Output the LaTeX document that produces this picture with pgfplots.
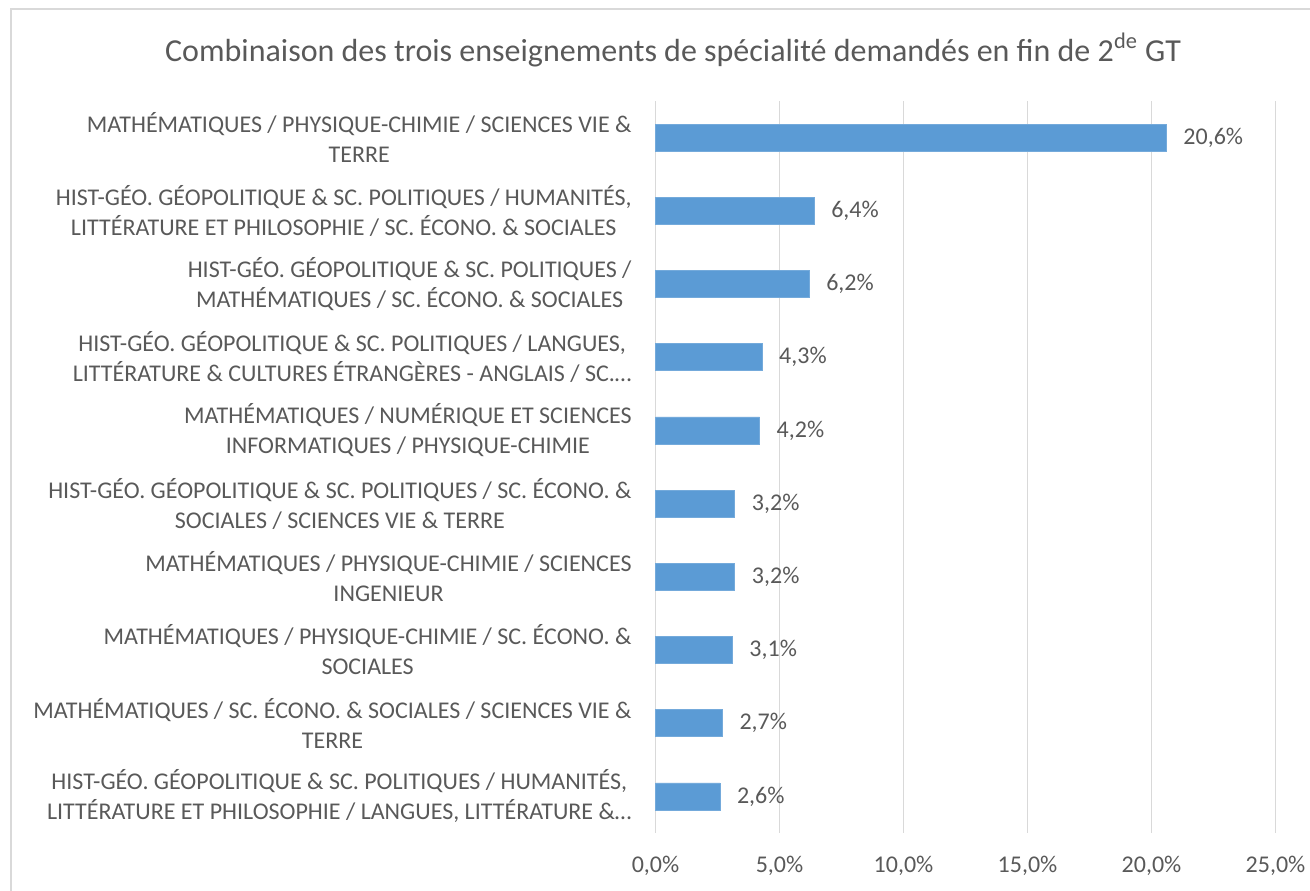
\documentclass[border=0pt]{standalone}
\usepackage{pgfplots}
\pgfplotsset{compat=1.18}
\usepackage{fontspec}
\setmainfont{Carlito}
\definecolor{barblue}{HTML}{5B9BD5}
\definecolor{gridgray}{HTML}{D9D9D9}
\definecolor{txtgray}{HTML}{595959}
\begin{document}
\begin{tikzpicture}[x=1pt,y=1pt]
\path[use as bounding box] (0,0) rectangle (655,445);
\draw[gridgray, line width=0.9pt] (5.5,-10) -- (5.5,440.5) -- (670,440.5);
\node[text=txtgray, font=\fontsize{16}{19}\selectfont] at (336.5,420) {Combinaison des trois enseignements de spécialité demandés en fin de 2\textsuperscript{de} GT};
\begin{axis}[
  at={(327.75pt,28.5pt)}, anchor=south west,
  scale only axis, width=310pt, height=366pt,
  xbar, bar width=13.5pt,
  xmin=0, xmax=25, ymin=-0.5, ymax=9.5, y dir=reverse,
  axis line style={draw=none},
  xmajorgrids, major grid style={gridgray, line width=0.85pt},
  major tick length=0pt,
  xtick={0,5,10,15,20,25},
  xticklabels={{0,0\%},{5,0\%},{10,0\%},{15,0\%},{20,0\%},{25,0\%}},
  xticklabel style={anchor=center, yshift=-16.5pt, text=txtgray, font=\fontsize{12}{14}\selectfont},
  ytick={0,...,9},
  yticklabels={
    {MATHÉMATIQUES / PHYSIQUE-CHIMIE / SCIENCES VIE \&\\TERRE},
    {HIST-GÉO. GÉOPOLITIQUE \& SC. POLITIQUES / HUMANITÉS,\\LITTÉRATURE ET PHILOSOPHIE / SC. ÉCONO. \& SOCIALES},
    {HIST-GÉO. GÉOPOLITIQUE \& SC. POLITIQUES /\\MATHÉMATIQUES / SC. ÉCONO. \& SOCIALES},
    {HIST-GÉO. GÉOPOLITIQUE \& SC. POLITIQUES / LANGUES,\\LITTÉRATURE \& CULTURES ÉTRANGÈRES - ANGLAIS / SC.…},
    {MATHÉMATIQUES / NUMÉRIQUE ET SCIENCES\\INFORMATIQUES / PHYSIQUE-CHIMIE},
    {HIST-GÉO. GÉOPOLITIQUE \& SC. POLITIQUES / SC. ÉCONO. \&\\SOCIALES / SCIENCES VIE \& TERRE},
    {MATHÉMATIQUES / PHYSIQUE-CHIMIE / SCIENCES\\INGENIEUR},
    {MATHÉMATIQUES / PHYSIQUE-CHIMIE / SC. ÉCONO. \&\\SOCIALES},
    {MATHÉMATIQUES / SC. ÉCONO. \& SOCIALES / SCIENCES VIE \&\\TERRE},
    {HIST-GÉO. GÉOPOLITIQUE \& SC. POLITIQUES / HUMANITÉS,\\LITTÉRATURE ET PHILOSOPHIE / LANGUES, LITTÉRATURE \&…}
  },
  yticklabel style={align=center, anchor=east, inner sep=0pt, xshift=-11.75pt, text=txtgray, font=\fontsize{12}{15}\selectfont},
  nodes near coords={\pgfmathprintnumber{\pgfplotspointmeta}\%},
  nodes near coords style={anchor=west, xshift=5pt, text=txtgray, font=\fontsize{12}{14}\selectfont,
    /pgf/number format/.cd, fixed, fixed zerofill, precision=1, use comma, assume math mode=true},
  point meta=x,
  clip=false,
]
\addplot[fill=barblue, draw=barblue!85!white, line width=0.4pt] coordinates {
  (20.6,0) (6.4,1) (6.2,2) (4.3,3) (4.2,4) (3.2,5) (3.2,6) (3.1,7) (2.7,8) (2.6,9)
};
\end{axis}
\end{tikzpicture}
\end{document}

# What you need to do
Reproduce the material in its entirety and word for word, without the pictures.

# Reply
Output the LaTeX document that produces this picture with pgfplots.
\documentclass[border=0pt]{standalone}
\usepackage{pgfplots}
\pgfplotsset{compat=1.18}
\usepackage{fontspec}
\setmainfont{Carlito}
\definecolor{barblue}{HTML}{5B9BD5}
\definecolor{gridgray}{HTML}{D9D9D9}
\definecolor{txtgray}{HTML}{595959}
\begin{document}
\begin{tikzpicture}[x=1pt,y=1pt]
\path[use as bounding box] (0,0) rectangle (655,445);
\draw[gridgray, line width=0.9pt] (5.5,-10) -- (5.5,440.5) -- (670,440.5);
\node[text=txtgray, font=\fontsize{16}{19}\selectfont] at (336.5,420) {Combinaison des trois enseignements de spécialité demandés en fin de 2\textsuperscript{de} GT};
\begin{axis}[
  at={(327.75pt,28.5pt)}, anchor=south west,
  scale only axis, width=310pt, height=366pt,
  xbar, bar width=13.5pt,
  xmin=0, xmax=25, ymin=-0.5, ymax=9.5, y dir=reverse,
  axis line style={draw=none},
  xmajorgrids, major grid style={gridgray, line width=0.85pt},
  major tick length=0pt,
  xtick={0,5,10,15,20,25},
  xticklabels={{0,0\%},{5,0\%},{10,0\%},{15,0\%},{20,0\%},{25,0\%}},
  xticklabel style={anchor=center, yshift=-16.5pt, text=txtgray, font=\fontsize{12}{14}\selectfont},
  ytick={0,...,9},
  yticklabels={
    {MATHÉMATIQUES / PHYSIQUE-CHIMIE / SCIENCES VIE \&\\TERRE},
    {HIST-GÉO. GÉOPOLITIQUE \& SC. POLITIQUES / HUMANITÉS,\\LITTÉRATURE ET PHILOSOPHIE / SC. ÉCONO. \& SOCIALES},
    {HIST-GÉO. GÉOPOLITIQUE \& SC. POLITIQUES /\\MATHÉMATIQUES / SC. ÉCONO. \& SOCIALES},
    {HIST-GÉO. GÉOPOLITIQUE \& SC. POLITIQUES / LANGUES,\\LITTÉRATURE \& CULTURES ÉTRANGÈRES - ANGLAIS / SC.…},
    {MATHÉMATIQUES / NUMÉRIQUE ET SCIENCES\\INFORMATIQUES / PHYSIQUE-CHIMIE},
    {HIST-GÉO. GÉOPOLITIQUE \& SC. POLITIQUES / SC. ÉCONO. \&\\SOCIALES / SCIENCES VIE \& TERRE},
    {MATHÉMATIQUES / PHYSIQUE-CHIMIE / SCIENCES\\INGENIEUR},
    {MATHÉMATIQUES / PHYSIQUE-CHIMIE / SC. ÉCONO. \&\\SOCIALES},
    {MATHÉMATIQUES / SC. ÉCONO. \& SOCIALES / SCIENCES VIE \&\\TERRE},
    {HIST-GÉO. GÉOPOLITIQUE \& SC. POLITIQUES / HUMANITÉS,\\LITTÉRATURE ET PHILOSOPHIE / LANGUES, LITTÉRATURE \&…}
  },
  yticklabel style={align=center, anchor=east, inner sep=0pt, xshift=-11.75pt, text=txtgray, font=\fontsize{12}{15}\selectfont},
  nodes near coords={\pgfmathprintnumber{\pgfplotspointmeta}\%},
  nodes near coords style={anchor=west, xshift=5pt, text=txtgray, font=\fontsize{12}{14}\selectfont,
    /pgf/number format/.cd, fixed, fixed zerofill, precision=1, use comma, assume math mode=true},
  point meta=x,
  clip=false,
]
\addplot[fill=barblue, draw=barblue!85!white, line width=0.4pt] coordinates {
  (20.6,0) (6.4,1) (6.2,2) (4.3,3) (4.2,4) (3.2,5) (3.2,6) (3.1,7) (2.7,8) (2.6,9)
};
\end{axis}
\end{tikzpicture}
\end{document}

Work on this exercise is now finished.